-- Given instruction --
Locate the word "this" in the data below, then copy every line that holds it.

-- Working data --
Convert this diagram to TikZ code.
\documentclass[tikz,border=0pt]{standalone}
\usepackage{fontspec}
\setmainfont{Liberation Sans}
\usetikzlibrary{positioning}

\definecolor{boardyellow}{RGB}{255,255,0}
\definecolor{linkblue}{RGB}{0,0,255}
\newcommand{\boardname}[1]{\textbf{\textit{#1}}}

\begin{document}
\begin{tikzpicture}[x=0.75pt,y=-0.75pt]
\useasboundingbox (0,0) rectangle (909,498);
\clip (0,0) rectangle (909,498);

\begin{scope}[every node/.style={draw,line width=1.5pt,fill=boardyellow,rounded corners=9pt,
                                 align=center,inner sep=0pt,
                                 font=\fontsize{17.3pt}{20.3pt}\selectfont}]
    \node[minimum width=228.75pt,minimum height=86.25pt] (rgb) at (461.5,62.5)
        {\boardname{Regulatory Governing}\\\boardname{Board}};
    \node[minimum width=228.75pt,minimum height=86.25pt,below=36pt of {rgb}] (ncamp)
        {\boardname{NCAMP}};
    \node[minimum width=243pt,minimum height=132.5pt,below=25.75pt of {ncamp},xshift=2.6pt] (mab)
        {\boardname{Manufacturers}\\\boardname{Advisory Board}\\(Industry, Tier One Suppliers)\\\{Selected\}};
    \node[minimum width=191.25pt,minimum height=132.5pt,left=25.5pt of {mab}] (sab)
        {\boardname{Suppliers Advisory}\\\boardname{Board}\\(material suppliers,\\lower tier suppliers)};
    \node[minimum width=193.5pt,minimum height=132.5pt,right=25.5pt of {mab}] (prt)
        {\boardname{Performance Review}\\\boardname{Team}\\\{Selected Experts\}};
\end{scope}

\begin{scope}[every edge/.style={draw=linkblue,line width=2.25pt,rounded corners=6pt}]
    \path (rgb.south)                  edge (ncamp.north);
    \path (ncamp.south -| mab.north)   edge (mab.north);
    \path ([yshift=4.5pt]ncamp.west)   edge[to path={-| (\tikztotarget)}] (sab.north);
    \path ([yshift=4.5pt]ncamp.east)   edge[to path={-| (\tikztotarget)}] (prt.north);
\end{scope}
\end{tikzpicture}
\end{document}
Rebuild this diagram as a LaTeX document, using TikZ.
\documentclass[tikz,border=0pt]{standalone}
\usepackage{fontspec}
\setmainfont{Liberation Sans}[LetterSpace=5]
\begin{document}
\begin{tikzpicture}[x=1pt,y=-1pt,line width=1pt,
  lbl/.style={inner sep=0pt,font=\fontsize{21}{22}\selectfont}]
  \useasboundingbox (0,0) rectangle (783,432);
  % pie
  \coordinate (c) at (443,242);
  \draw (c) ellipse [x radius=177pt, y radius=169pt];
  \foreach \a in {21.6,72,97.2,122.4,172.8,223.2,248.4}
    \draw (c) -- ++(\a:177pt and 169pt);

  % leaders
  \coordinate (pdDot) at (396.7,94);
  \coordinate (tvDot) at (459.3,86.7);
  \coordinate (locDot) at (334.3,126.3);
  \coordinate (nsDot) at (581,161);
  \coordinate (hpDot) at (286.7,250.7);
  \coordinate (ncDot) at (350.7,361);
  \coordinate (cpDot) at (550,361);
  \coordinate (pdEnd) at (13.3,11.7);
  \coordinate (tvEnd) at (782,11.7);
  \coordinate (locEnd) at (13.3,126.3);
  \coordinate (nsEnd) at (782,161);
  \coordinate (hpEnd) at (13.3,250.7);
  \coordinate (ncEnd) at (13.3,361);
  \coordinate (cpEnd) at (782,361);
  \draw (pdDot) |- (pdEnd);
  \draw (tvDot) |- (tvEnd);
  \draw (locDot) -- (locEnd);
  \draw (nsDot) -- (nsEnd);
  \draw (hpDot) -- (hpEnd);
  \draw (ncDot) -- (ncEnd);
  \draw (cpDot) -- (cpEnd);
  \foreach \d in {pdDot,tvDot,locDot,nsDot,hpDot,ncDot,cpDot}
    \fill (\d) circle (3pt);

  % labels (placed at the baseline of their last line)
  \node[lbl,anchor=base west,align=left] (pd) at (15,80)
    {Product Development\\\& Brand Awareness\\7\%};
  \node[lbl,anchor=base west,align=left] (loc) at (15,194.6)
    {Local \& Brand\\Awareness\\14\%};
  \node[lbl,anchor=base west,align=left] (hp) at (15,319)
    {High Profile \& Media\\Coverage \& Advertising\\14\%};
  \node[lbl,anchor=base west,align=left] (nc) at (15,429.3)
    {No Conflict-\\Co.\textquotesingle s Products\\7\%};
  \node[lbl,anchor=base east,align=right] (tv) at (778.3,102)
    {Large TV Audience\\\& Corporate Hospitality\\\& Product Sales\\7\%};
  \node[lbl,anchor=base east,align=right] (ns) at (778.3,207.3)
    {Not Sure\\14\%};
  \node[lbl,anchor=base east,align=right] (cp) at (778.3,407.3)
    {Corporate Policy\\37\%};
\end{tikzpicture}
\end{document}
==
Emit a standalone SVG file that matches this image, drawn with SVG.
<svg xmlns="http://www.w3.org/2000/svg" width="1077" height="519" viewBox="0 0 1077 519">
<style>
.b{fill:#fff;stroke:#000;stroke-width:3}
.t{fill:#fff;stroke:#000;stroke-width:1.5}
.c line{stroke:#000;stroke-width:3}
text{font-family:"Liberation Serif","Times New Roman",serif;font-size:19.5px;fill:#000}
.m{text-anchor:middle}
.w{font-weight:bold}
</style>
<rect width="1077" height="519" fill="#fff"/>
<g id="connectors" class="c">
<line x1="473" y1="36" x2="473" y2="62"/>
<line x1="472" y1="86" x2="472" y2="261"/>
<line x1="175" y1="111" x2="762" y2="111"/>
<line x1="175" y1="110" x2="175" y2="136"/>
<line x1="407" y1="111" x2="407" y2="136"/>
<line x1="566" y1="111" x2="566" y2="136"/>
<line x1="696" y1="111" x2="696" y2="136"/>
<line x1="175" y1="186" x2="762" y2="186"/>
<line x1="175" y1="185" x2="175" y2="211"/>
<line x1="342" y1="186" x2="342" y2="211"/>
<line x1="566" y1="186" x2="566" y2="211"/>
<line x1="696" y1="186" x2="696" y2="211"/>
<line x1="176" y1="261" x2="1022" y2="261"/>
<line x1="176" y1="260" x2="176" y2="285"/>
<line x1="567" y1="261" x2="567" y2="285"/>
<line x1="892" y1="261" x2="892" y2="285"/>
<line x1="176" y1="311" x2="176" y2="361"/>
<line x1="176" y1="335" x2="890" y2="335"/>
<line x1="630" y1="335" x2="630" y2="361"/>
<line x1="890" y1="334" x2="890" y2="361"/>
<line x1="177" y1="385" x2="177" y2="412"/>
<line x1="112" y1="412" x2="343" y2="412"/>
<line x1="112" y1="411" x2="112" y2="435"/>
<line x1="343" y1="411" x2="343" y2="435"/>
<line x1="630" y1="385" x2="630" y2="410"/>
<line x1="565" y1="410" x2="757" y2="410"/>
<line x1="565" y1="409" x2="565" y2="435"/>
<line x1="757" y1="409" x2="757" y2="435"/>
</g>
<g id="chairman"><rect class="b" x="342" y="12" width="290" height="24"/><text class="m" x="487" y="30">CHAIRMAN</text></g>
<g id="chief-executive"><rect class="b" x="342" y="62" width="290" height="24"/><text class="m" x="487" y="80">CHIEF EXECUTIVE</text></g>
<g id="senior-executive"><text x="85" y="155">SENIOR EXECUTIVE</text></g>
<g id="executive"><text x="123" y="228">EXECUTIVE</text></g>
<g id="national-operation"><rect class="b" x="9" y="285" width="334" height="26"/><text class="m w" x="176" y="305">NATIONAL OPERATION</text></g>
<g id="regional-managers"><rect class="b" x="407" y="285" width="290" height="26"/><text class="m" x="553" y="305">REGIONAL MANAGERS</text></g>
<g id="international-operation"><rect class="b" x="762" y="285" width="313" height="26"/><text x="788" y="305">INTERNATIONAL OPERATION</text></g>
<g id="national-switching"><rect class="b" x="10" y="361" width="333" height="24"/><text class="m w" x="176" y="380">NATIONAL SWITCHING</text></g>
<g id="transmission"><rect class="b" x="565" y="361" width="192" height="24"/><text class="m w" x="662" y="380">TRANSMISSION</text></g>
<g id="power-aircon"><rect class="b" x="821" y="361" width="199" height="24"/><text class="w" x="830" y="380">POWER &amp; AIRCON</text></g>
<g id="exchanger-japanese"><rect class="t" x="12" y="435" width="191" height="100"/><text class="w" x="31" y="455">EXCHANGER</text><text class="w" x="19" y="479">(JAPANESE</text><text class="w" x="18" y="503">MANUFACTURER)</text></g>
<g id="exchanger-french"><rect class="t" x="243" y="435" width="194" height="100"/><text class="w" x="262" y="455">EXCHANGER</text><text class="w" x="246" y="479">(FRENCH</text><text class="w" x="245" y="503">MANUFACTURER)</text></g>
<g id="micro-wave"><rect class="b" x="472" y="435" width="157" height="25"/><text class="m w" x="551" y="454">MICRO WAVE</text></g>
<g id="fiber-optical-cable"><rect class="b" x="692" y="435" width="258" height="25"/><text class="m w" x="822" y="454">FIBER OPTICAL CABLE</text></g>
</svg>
* * *
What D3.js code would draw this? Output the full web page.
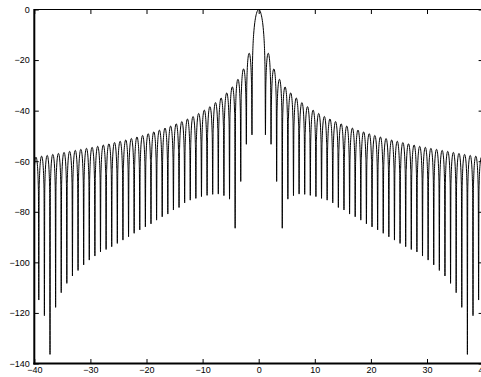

-- Exercise solution --
Convert this diagram to TikZ code.
Rebuild this diagram as a LaTeX document, using TikZ.
Emit a standalone SVG file that matches this image, drawn with SVG.
What D3.js code would draw this? Output the full web page.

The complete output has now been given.